══ DATASET EXTRACT

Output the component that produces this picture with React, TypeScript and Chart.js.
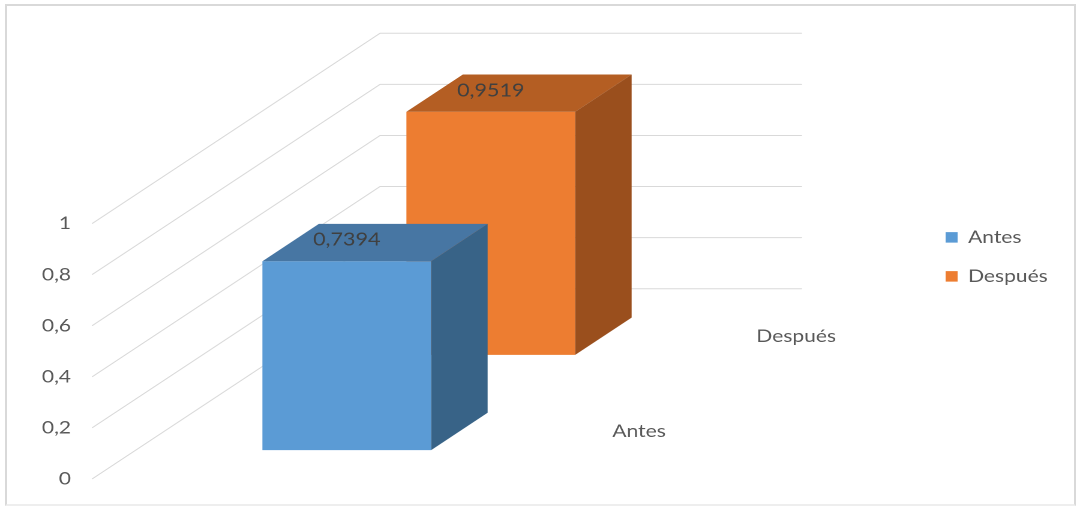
import React, { useEffect, useRef } from 'react';
import { Chart, registerables } from 'chart.js';

Chart.register(...registerables);

// ---------- data ----------
const categories = [''];
const seriesNames = ['Antes', 'Después'];
const seriesValues = [0.7394, 0.9519];
const yTickMax = 1;
const yTickStep = 0.2;

// ---------- styles ----------
const frontColors = ['#5B9BD5', '#ED7D31'];
const topColors = ['#4776A3', '#B45E23'];
const sideColors = ['#386387', '#9A4F1D'];
const gridColor = '#d9d9d9';
const textColor = '#595959';
const labelColor = '#404040';
const FONT = 'Lato';
const LEGEND_FONT_SIZE = 17.5;
const LEGEND_PADDING = 21.5;
const LEGEND_BOX_W = 10;

// the picture is horizontally stretched; the canvas is drawn in logical px
const STRETCH = 1.2;
const W = 898;
const H = 507;
const LEGEND_LEFT = 766.5; // logical x of the legend block

// oblique projection of the depth axis (logical px)
const DEPTH_X = 240;
const DEPTH_Y = 190.3;
const BAR_DEPTH = 0.196; // fraction of total depth occupied by one bar
const Y_MAX = 1.7434; // room for the back wall above the front plane
const PLOT_LEFT = 76.7;
const PLOT_RIGHT = 428.3;

const fmt = (v: number, d: number) => {
  const s = d >= 0 ? v.toFixed(d) : String(Math.round(v * 10) / 10);
  return s.replace('.', ',');
};

const threeD = {
  id: 'threeD',
  beforeDatasetsDraw(chart: any) {
    const { ctx, chartArea, scales } = chart;
    const y = scales.y;
    ctx.save();
    ctx.strokeStyle = gridColor;
    ctx.lineWidth = 1;
    y.ticks.forEach((t: any) => {
      const py = y.getPixelForValue(t.value);
      ctx.beginPath();
      ctx.moveTo(chartArea.left, py);
      ctx.lineTo(chartArea.left + DEPTH_X, py - DEPTH_Y);
      ctx.lineTo(chartArea.right + DEPTH_X, py - DEPTH_Y);
      ctx.stroke();
    });
    ctx.restore();
  },
  beforeDatasetDraw() {
    return false;
  },
  afterDatasetsDraw(chart: any) {
    const { ctx, chartArea, scales } = chart;
    const n = chart.data.datasets.length;
    const dx = BAR_DEPTH * DEPTH_X;
    const dy = BAR_DEPTH * DEPTH_Y;
    const poly = (pts: number[][], color: string) => {
      ctx.beginPath();
      ctx.moveTo(pts[0][0], pts[0][1]);
      for (let k = 1; k < pts.length; k++) ctx.lineTo(pts[k][0], pts[k][1]);
      ctx.closePath();
      ctx.fillStyle = color;
      ctx.fill();
    };
    const labels: any[] = [];
    ctx.save();
    for (let i = n - 1; i >= 0; i--) {
      const meta = chart.getDatasetMeta(i);
      meta.data.forEach((el: any, j: number) => {
        const { x, y, base, width } = el.getProps(['x', 'y', 'base', 'width'], true);
        const f0 = (i + 0.5) / n - BAR_DEPTH / 2;
        const ox = f0 * DEPTH_X;
        const oy = f0 * DEPTH_Y;
        const xl = x - width / 2 + ox;
        const xr = x + width / 2 + ox;
        const yt = y - oy;
        const yb = base - oy;
        poly([[xl, yt], [xr, yt], [xr, yb], [xl, yb]], frontColors[i]);
        poly([[xl, yt], [xl + dx, yt - dy], [xr + dx, yt - dy], [xr, yt]], topColors[i]);
        poly([[xr, yt], [xr + dx, yt - dy], [xr + dx, yb - dy], [xr, yb]], sideColors[i]);
        labels.push({ x: (xl + xr) / 2, y: yt - 21.3, text: fmt(chart.data.datasets[i].data[j], 4) });
      });
    }
    ctx.fillStyle = labelColor;
    ctx.font = `18px ${FONT}`;
    ctx.textAlign = 'center';
    ctx.textBaseline = 'middle';
    labels.forEach((l) => ctx.fillText(l.text, l.x, l.y));

    // depth (series) axis labels
    const y0 = scales.y.getPixelForValue(0);
    ctx.fillStyle = textColor;
    ctx.font = `17.5px ${FONT}`;
    ctx.textAlign = 'left';
    for (let i = 0; i < n; i++) {
      const fc = (i + 0.5) / n;
      ctx.fillText(
        chart.data.datasets[i].label,
        chartArea.right + fc * DEPTH_X + 22,
        y0 - fc * DEPTH_Y
      );
    }
    ctx.restore();
  },
};

export default function App() {
  const ref = useRef<HTMLCanvasElement>(null);

  useEffect(() => {
    if (!ref.current) return;
    // measure the legend so that its block starts at LEGEND_LEFT
    const mctx = document.createElement('canvas').getContext('2d') as CanvasRenderingContext2D;
    mctx.font = `${LEGEND_FONT_SIZE}px ${FONT}`;
    const textW = Math.max(...seriesNames.map((s) => mctx.measureText(s).width));
    const legendW = LEGEND_PADDING + LEGEND_BOX_W + LEGEND_FONT_SIZE / 2 + textW + 10;
    const padRight = Math.max(0, W - LEGEND_LEFT - legendW);

    const chart = new Chart(ref.current, {
      type: 'bar',
      data: {
        labels: categories,
        datasets: seriesNames.map((name, i) => ({
          label: name,
          data: [seriesValues[i]],
          backgroundColor: frontColors[i],
          borderWidth: 0,
          grouped: false,
          barPercentage: 0.4,
          categoryPercentage: 1,
          yAxisID: 'y',
        })),
      },
      options: {
        responsive: false,
        animation: false,
        devicePixelRatio: 2,
        layout: { padding: { left: 0, right: padRight, top: 33.7, bottom: 27 } },
        plugins: {
          tooltip: { enabled: false },
          legend: {
            position: 'right',
            maxWidth: legendW + 20,
            labels: {
              boxWidth: LEGEND_BOX_W,
              boxHeight: 10.5,
              padding: LEGEND_PADDING,
              color: textColor,
              font: { family: FONT, size: LEGEND_FONT_SIZE },
            },
          },
        },
        scales: {
          x: { display: false, offset: true, grid: { display: false } },
          y: {
            type: 'linear',
            position: 'left',
            min: 0,
            max: Y_MAX,
            grid: { display: false, drawTicks: false },
            border: { display: false },
            ticks: {
              stepSize: yTickStep,
              padding: 17.5,
              color: textColor,
              font: { family: FONT, size: 17.5 },
              callback: (v: any) => fmt(Number(v), -1),
            },
            afterBuildTicks: (s: any) => {
              s.ticks = s.ticks.filter((t: any) => t.value <= yTickMax + 1e-9);
            },
            afterFit: (s: any) => {
              s.width = PLOT_LEFT;
            },
          },
          y2: {
            type: 'linear',
            position: 'right',
            display: true,
            grid: { display: false, drawTicks: false },
            border: { display: false },
            ticks: { display: false },
            afterFit: (s: any) => {
              const lw = s.chart.legend ? s.chart.legend.width : legendW;
              s.width = W - padRight - lw - PLOT_RIGHT;
            },
          },
        },
      } as any,
      plugins: [threeD],
    });
    return () => chart.destroy();
  }, []);

  return (
    <div style={{ position: 'absolute', left: 0, top: 0, width: 1077, height: 507, background: '#fff', overflow: 'hidden' }}>
      <div style={{ position: 'absolute', left: 0, top: 0, transform: `scaleX(${STRETCH})`, transformOrigin: '0 0' }}>
        <canvas ref={ref} width={W} height={H} style={{ width: `${W}px`, height: `${H}px`, display: 'block' }} />
      </div>
      <div
        style={{
          position: 'absolute',
          left: 5,
          top: 4,
          width: 1071,
          height: 502,
          boxSizing: 'border-box',
          border: '2px solid #d9d9d9',
          borderBottomColor: '#eeeeee',
          pointerEvents: 'none',
        }}
      />
    </div>
  );
}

════

• [EXERCISE PROMPT] Restate each line from the start of the listing through the line bearing "Chart.register(...registerables);" word for word. Drop the pictures.

• [SOLUTION TO THIS TASK]
Output the component that produces this picture with React, TypeScript and Chart.js.
import React, { useEffect, useRef } from 'react';
import { Chart, registerables } from 'chart.js';

Chart.register(...registerables);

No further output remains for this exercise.